Opponents of prop 114, however, admitted defeat on Thursday as most of the uncounted votes are from urban areas that are in support of reintroducing the animals into the Colorado wild, according to The Denver Post

The approval marks the first time the decision to reintroduce an animal species has been made at the ballot box and comes just a week after the Trump administration lifted endangered species protections for the gray wolf. 

“This is a great victory for wolves coming on the heels of Trump’s illegal action to remove federal protection, and it will help restore the natural balance in Colorado’s Rocky Mountains,” Michael Robinson, a senior conservation advocate at the Center for Biological Diversity said in a statement

“The people of the Colorado have helped turn the page on a brutal chapter of our history that saw wolves exterminated across the West,” Robinson said. 
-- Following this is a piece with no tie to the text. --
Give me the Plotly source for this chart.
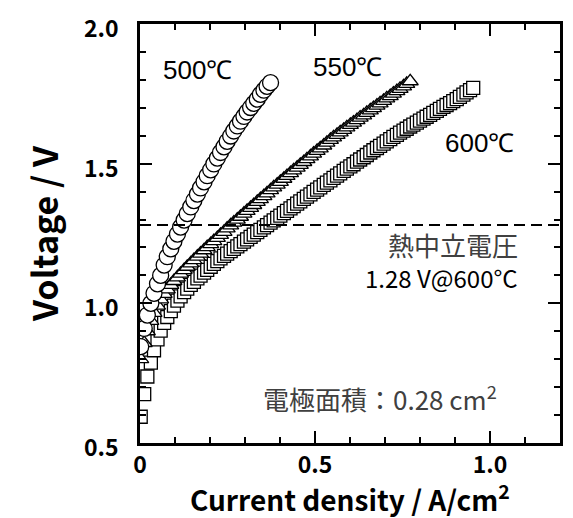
import plotly.graph_objects as go

# Current density sweep (A/cm2), shared by all three temperatures
current = [0.002, 0.012, 0.021, 0.031, 0.040, 0.050, 0.059, 0.069, 0.078, 0.088,
           0.097, 0.107, 0.116, 0.126, 0.135, 0.145, 0.154, 0.164, 0.173, 0.183,
           0.192, 0.202, 0.211, 0.221, 0.230, 0.240, 0.249, 0.259, 0.268, 0.278,
           0.287, 0.297, 0.306, 0.316, 0.325, 0.335, 0.344, 0.354, 0.363, 0.373,
           0.382, 0.392, 0.401, 0.411, 0.420, 0.430, 0.439, 0.449, 0.458, 0.468,
           0.477, 0.487, 0.496, 0.506, 0.515, 0.525, 0.534, 0.544, 0.553, 0.563,
           0.572, 0.582, 0.591, 0.601, 0.610, 0.620, 0.629, 0.639, 0.648, 0.658,
           0.667, 0.677, 0.686, 0.696, 0.705, 0.715, 0.724, 0.734, 0.743, 0.753,
           0.762, 0.772, 0.781, 0.791, 0.800, 0.810, 0.819, 0.829, 0.838, 0.848,
           0.857, 0.867, 0.876, 0.886, 0.895, 0.905, 0.914, 0.924, 0.933, 0.943,
           0.952]

v500 = [0.845, 0.910, 0.958, 1.000, 1.036, 1.070, 1.100, 1.137, 1.167, 1.195,
        1.222, 1.248, 1.273, 1.298, 1.321, 1.345, 1.368, 1.391, 1.413, 1.435,
        1.457, 1.478, 1.499, 1.520, 1.540, 1.560, 1.580, 1.599, 1.617, 1.635,
        1.652, 1.669, 1.685, 1.701, 1.716, 1.731, 1.748, 1.763, 1.777, 1.790]

v550 = [0.800, 0.858, 0.900, 0.937, 0.966, 0.992, 1.014, 1.034, 1.050, 1.066,
        1.080, 1.093, 1.106, 1.119, 1.131, 1.143, 1.155, 1.167, 1.178, 1.190,
        1.201, 1.212, 1.223, 1.234, 1.245, 1.256, 1.268, 1.279, 1.289, 1.300,
        1.310, 1.321, 1.331, 1.342, 1.352, 1.363, 1.373, 1.384, 1.394, 1.405,
        1.415, 1.425, 1.435, 1.446, 1.456, 1.466, 1.476, 1.486, 1.496, 1.506,
        1.516, 1.526, 1.536, 1.546, 1.555, 1.565, 1.575, 1.585, 1.594, 1.603,
        1.612, 1.621, 1.630, 1.639, 1.647, 1.656, 1.665, 1.673, 1.682, 1.691,
        1.699, 1.708, 1.716, 1.725, 1.734, 1.742, 1.751, 1.760, 1.768, 1.777,
        1.786, 1.795]

v600 = [0.594, 0.675, 0.738, 0.788, 0.832, 0.871, 0.902, 0.930, 0.951, 0.972,
        0.992, 1.010, 1.025, 1.040, 1.053, 1.066, 1.077, 1.089, 1.099, 1.110,
        1.120, 1.131, 1.141, 1.151, 1.161, 1.170, 1.178, 1.187, 1.195, 1.204,
        1.212, 1.221, 1.229, 1.238, 1.246, 1.255, 1.263, 1.272, 1.280, 1.289,
        1.297, 1.306, 1.314, 1.323, 1.331, 1.340, 1.348, 1.357, 1.365, 1.374,
        1.382, 1.390, 1.399, 1.407, 1.415, 1.424, 1.432, 1.440, 1.449, 1.457,
        1.465, 1.474, 1.482, 1.490, 1.498, 1.507, 1.515, 1.523, 1.531, 1.540,
        1.548, 1.556, 1.564, 1.572, 1.580, 1.588, 1.596, 1.603, 1.611, 1.618,
        1.625, 1.633, 1.640, 1.647, 1.654, 1.661, 1.668, 1.675, 1.682, 1.689,
        1.696, 1.703, 1.710, 1.717, 1.724, 1.731, 1.739, 1.747, 1.755, 1.763,
        1.771]

thermoneutral_v = 1.28
x_tickvals = [0, 0.5, 1.0]
x_ticktext = ["0", "0.5", "1.0"]
x_minor = [0.1, 0.2, 0.3, 0.4, 0.6, 0.7, 0.8, 0.9, 1.1]
y_tickvals = [0.5, 1.0, 1.5, 2.0]
y_ticktext = ["0.5", "1.0", "1.5", "2.0"]
y_minor = [0.6, 0.7, 0.8, 0.9, 1.1, 1.2, 1.3, 1.4, 1.6, 1.7, 1.8, 1.9]

fig = go.Figure()

fig.add_trace(go.Scatter(
    x=current[:len(v600)], y=v600, mode="markers", name="600℃",
    marker=dict(symbol="square", size=13, color="white",
                line=dict(color="black", width=1.3))))
fig.add_trace(go.Scatter(
    x=current[:len(v550)], y=v550, mode="markers", name="550℃",
    marker=dict(symbol="triangle-up", size=14, color="white",
                line=dict(color="black", width=1.3))))
fig.add_trace(go.Scatter(
    x=current[:len(v500)], y=v500, mode="markers", name="500℃",
    marker=dict(symbol="circle", size=16, color="white",
                line=dict(color="black", width=1.3))))

fig.add_shape(type="line", xref="paper", yref="y", x0=0, x1=1,
              y0=thermoneutral_v, y1=thermoneutral_v,
              line=dict(color="black", width=2, dash="11px,6px"))

lab_font = dict(family="Liberation Sans, Arial, sans-serif", size=26, color="black")
fig.add_annotation(x=0.163, y=1.835, text="500℃", showarrow=False, font=lab_font)
fig.add_annotation(x=0.594, y=1.846, text="550℃", showarrow=False, font=lab_font)
fig.add_annotation(x=0.971, y=1.574, text="600℃", showarrow=False, font=lab_font)

jp = "Noto Sans CJK JP"
fig.add_annotation(x=1.086, y=1.212, text="熱中立電圧", showarrow=False,
                   xanchor="right", font=dict(family=jp, size=26, color="#404040"))
fig.add_annotation(x=1.086, y=1.091, text="1.28 V@600°C", showarrow=False,
                   xanchor="right", font=dict(family=jp, size=24, color="black"))
fig.add_annotation(x=0.686, y=0.664, text="電極面積：0.28 cm<sup>2</sup>", showarrow=False,
                   font=dict(family=jp, size=26, color="#404040"))

# x-axis title placed just below the tick labels
fig.add_annotation(xref="paper", yref="paper", x=0.5, y=0, yanchor="middle",
                   yshift=-54, showarrow=False,
                   text="Current density / A/cm<sup>2</sup>",
                   font=dict(family=jp, size=28, color="black", weight="bold"))

axis_common = dict(showline=True, linecolor="black", linewidth=2.5, mirror="allticks",
                   ticks="inside", ticklen=12, tickwidth=2, tickcolor="black",
                   showgrid=False, zeroline=False, automargin=False,
                   tickfont=dict(family=jp, size=23, color="black", weight="bold"))

fig.update_xaxes(range=[0, 1.2], tickvals=x_tickvals, ticktext=x_ticktext,
                 minor=dict(ticks="inside", ticklen=6, tickwidth=2,
                            tickvals=x_minor, tickcolor="black"),
                 ticklabelstandoff=0,
                 **axis_common)
fig.update_yaxes(range=[0.5, 2.0], tickvals=y_tickvals, ticktext=y_ticktext,
                 minor=dict(ticks="inside", ticklen=6, tickwidth=2,
                            tickvals=y_minor, tickcolor="black"),
                 ticklabelshift=5, ticklabelstandoff=14,
                 title=dict(text="Voltage / V", standoff=16,
                            font=dict(family=jp, size=34, color="black", weight="bold")),
                 **axis_common)

fig.update_layout(width=573, height=518, showlegend=False,
                  margin=dict(l=140, r=13, t=24, b=75),
                  plot_bgcolor="white", paper_bgcolor="white")

fig.write_html("out.html")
Opponents of the measure, which include cattle ranchers, elk hunters and farmers, argue the gray wolves will pose a direct and serious threat to humans, livestock and other existing wildlife. 

“Ranchers in Colorado have been more conservation-minded than anywhere in the country, and when they have challenges of a species like the wolf…It is going to be difficult for us to encourage them to take these proactive conservation efforts in the future,” Terry Fankhauser, executive vice president of the Colorado Cattlemen’s Association, said to The Denver Post. 

In 1869, hunters were paid bounties by the federal government to hunt gray wolves to make way for livestock and the species was eradicated from the state by 1945. 

Currently, the gray wolf population in the lower 48 states is more than 6,000, with more than 4,000 in Michigan, Minnesota and Wisconsin and some 2,000 in the Northern Rockies and Pacific Northwest. Before the push to eradicate the animals in the earlier 1900s, the wolves were present in most parts of the U.S. 

Conservationists are set to sue the Trump administration for removing the gray wolf from the Endangered Species Act following the Department of Interior’s determination that the wolf is no longer a threatened or endangered species.